O negócio foi selado informalmente, faltavam detalhes. Mas na Summer CES de 1983, a Atari viu a grande rival, Coleco, rodando Donkey Kong em seu computador, o Adam. No entendimento deles, isso violava o acordo que tinham de exclusividade do jogo para o Atari 800. A Nintendo havia licenciado para a Coleco os direitos de Donkey Kong para consoles, não computadores.
Ray Kassar, da Atari, ficou furioso e ameaçou: enquanto a Coleco tivesse Donkey Kong, nada de Atari Famicom. Soava a desastre financeiro para a Nintendo, que marcou uma reunião com o comando da Coleco. Estavam lá Arakawa e Yoko, Ron Judy (um dos colegas de fundação da Nintendo da América), Lincoln e o presidente da Coleco, Arnold Greenberg, com vários representantes da empresa, além de um tradutor.

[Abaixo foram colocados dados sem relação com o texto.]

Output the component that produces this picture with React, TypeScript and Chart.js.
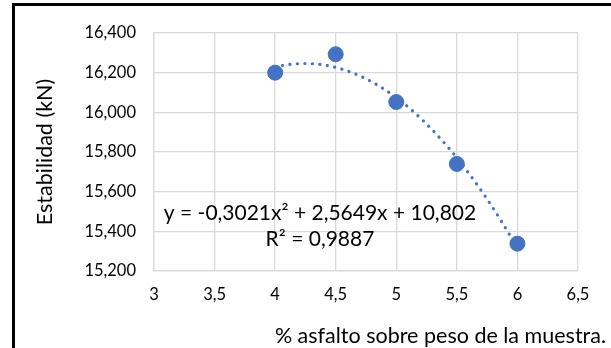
import { useEffect, useRef } from "react";
import { Chart, registerables } from "chart.js";

Chart.register(...registerables);

// Asphalt content (% by weight of the sample) and measured Marshall stability
const asphaltContent = [4, 4.5, 5, 5.5, 6];
const stability = [16.2, 16.293, 16.052, 15.74, 15.338];

// Second-order polynomial trendline: y = a·x² + b·x + c
const trendCoefficients = [-0.3021, 2.5649, 10.802];
const trendRange = [4, 6];

const xTicks = [3, 3.5, 4, 4.5, 5, 5.5, 6, 6.5];
const yTicks = [15.2, 15.4, 15.6, 15.8, 16.0, 16.2, 16.4];

const equationText = "y = -0,3021x² + 2,5649x + 10,802";
const r2Text = "R² = 0,9887";
const xTitle = "% asfalto sobre peso de la muestra.";
const yTitle = "Estabilidad (kN)";

const FONT = "Lato, 'Open Sans', sans-serif";
const BLUE = "#4472C4";
const GRID = "#d9d9d9";

function trendPoints() {
  const [a, b, c] = trendCoefficients;
  const pts: { x: number; y: number }[] = [];
  const steps = 100;
  for (let i = 0; i <= steps; i++) {
    const x = trendRange[0] + ((trendRange[1] - trendRange[0]) * i) / steps;
    pts.push({ x, y: a * x * x + b * x + c });
  }
  return pts;
}

const decimalComma = (v: number, digits: number) =>
  v.toFixed(digits).replace(".", ",");

const textPlugin = {
  id: "chartTexts",
  afterDraw(chart: any) {
    const { ctx, chartArea } = chart;
    ctx.save();
    ctx.fillStyle = "#000";
    ctx.textBaseline = "alphabetic";

    // trendline label
    ctx.font = `21px ${FONT}`;
    ctx.textAlign = "center";
    const cx = chartArea.left + 166;
    ctx.fillText(equationText, cx, 220);
    ctx.fillText(r2Text, cx, 246);

    // x-axis title
    ctx.font = `21.5px ${FONT}`;
    ctx.textAlign = "right";
    ctx.fillText(xTitle, chartArea.right + 28, 343);

    // y-axis title
    ctx.translate(45, (chartArea.top + chartArea.bottom) / 2);
    ctx.rotate(-Math.PI / 2);
    ctx.textAlign = "center";
    ctx.textBaseline = "middle";
    ctx.fillText(yTitle, 0, 0);
    ctx.restore();
  },
};

export default function App() {
  const canvasRef = useRef<HTMLCanvasElement>(null);

  useEffect(() => {
    const canvas = canvasRef.current;
    if (!canvas) return;
    const chart = new Chart(canvas, {
      type: "scatter",
      data: {
        datasets: [
          {
            label: "Tendencia",
            data: trendPoints(),
            showLine: true,
            borderColor: BLUE,
            borderWidth: 3.2,
            borderDash: [0.1, 7.4],
            borderCapStyle: "round",
            pointRadius: 0,
            fill: false,
            order: 0,
          },
          {
            label: "Estabilidad",
            data: asphaltContent.map((x, i) => ({ x, y: stability[i] })),
            backgroundColor: BLUE,
            borderColor: BLUE,
            pointRadius: 7.5,
            pointHoverRadius: 7.5,
            order: 1,
          },
        ],
      },
      options: {
        animation: false,
        responsive: false,
        events: [],
        layout: { padding: { top: 33, right: 33, left: 0, bottom: 0 } },
        plugins: {
          legend: { display: false },
          tooltip: { enabled: false },
        },
        scales: {
          x: {
            type: "linear",
            min: 3,
            max: 6.5,
            afterBuildTicks: (s: any) => {
              s.ticks = xTicks.map((value) => ({ value }));
            },
            afterFit: (s: any) => {
              s.height = 77;
            },
            grid: { color: GRID, lineWidth: 1.3, drawTicks: false },
            border: { color: GRID, width: 1.3 },
            ticks: {
              padding: 14,
              color: "#000",
              font: { family: FONT, size: 16.5 },
              callback: (v: any) => String(v).replace(".", ","),
            },
          },
          y: {
            type: "linear",
            min: 15.2,
            max: 16.4,
            afterBuildTicks: (s: any) => {
              s.ticks = yTicks.map((value) => ({ value }));
            },
            afterFit: (s: any) => {
              s.width = 154;
            },
            grid: { color: GRID, lineWidth: 1.3, drawTicks: false },
            border: { color: GRID, width: 1.3 },
            ticks: {
              padding: 18,
              color: "#000",
              font: { family: FONT, size: 16.5 },
              callback: (v: any) => decimalComma(Number(v), 3),
            },
          },
        },
      },
      plugins: [textPlugin],
    });
    return () => chart.destroy();
  }, []);

  return (
    <div
      style={{
        position: "fixed",
        left: 0,
        top: 0,
        width: 611,
        height: 348,
        overflow: "hidden",
        background: "#fff",
      }}
    >
      <div
        style={{
          position: "absolute",
          left: 12,
          top: 3,
          width: 700,
          height: 400,
          border: "3px solid #000",
        }}
      />
      <canvas
        ref={canvasRef}
        width={611}
        height={348}
        style={{ position: "absolute", left: 0, top: 0 }}
      />
    </div>
  );
}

Yamauchi exigiu que interrompessem a exibição e venda de Donkey Kong para o Adam. A reunião se converteu num espetáculo inesquecível, descrito por Lincoln como "assustador":
Yamauchi entrou abruptamente e sem se dirigir a ninguém, parou no fim da mesa [...] Começou com um discurso ofegante e agudo em um tom monótono de Marlon Brando, e aos poucos foi ficando alto e abusivo. Com um grito lancinante, moveu o braço num arco em frente ao corpo, o dedo indicador em riste na direção de Greenberg. A diatribe de Yamauchi, toda em japonês, deixou todos na sala atordoados, talvez com exceção dos Arakawa.
Quando completou, todos na sala estavam mudos. O intérprete, não menos perplexo, resumiu a monumental reprimenda a "O Sr. Yamauchi está muito chateado". Greenberg tentou articular uma resposta, mas foi inútil. O japonês avisou que a conversa acabava ali, e se continuassem, seriam processados. Restou a Coleco obedecer. Mesmo assim, outros fatores levaram o negócio com a Atari a fracassar, e a Nintendo lançou o Famicom nos Estados Unidos por conta própria. Sorte deles.
Não acaba aí. O mais cômico é que, na mesma noite, Lincoln e Yamauchi jantavam no restaurante do hotel. Relaxado, o presidente se vira para o ainda atordoado colega americano e diz: "Às vezes é assim que precisamos lidar com as pessoas, Sr. Lincoln. O que achou daquela atuação?"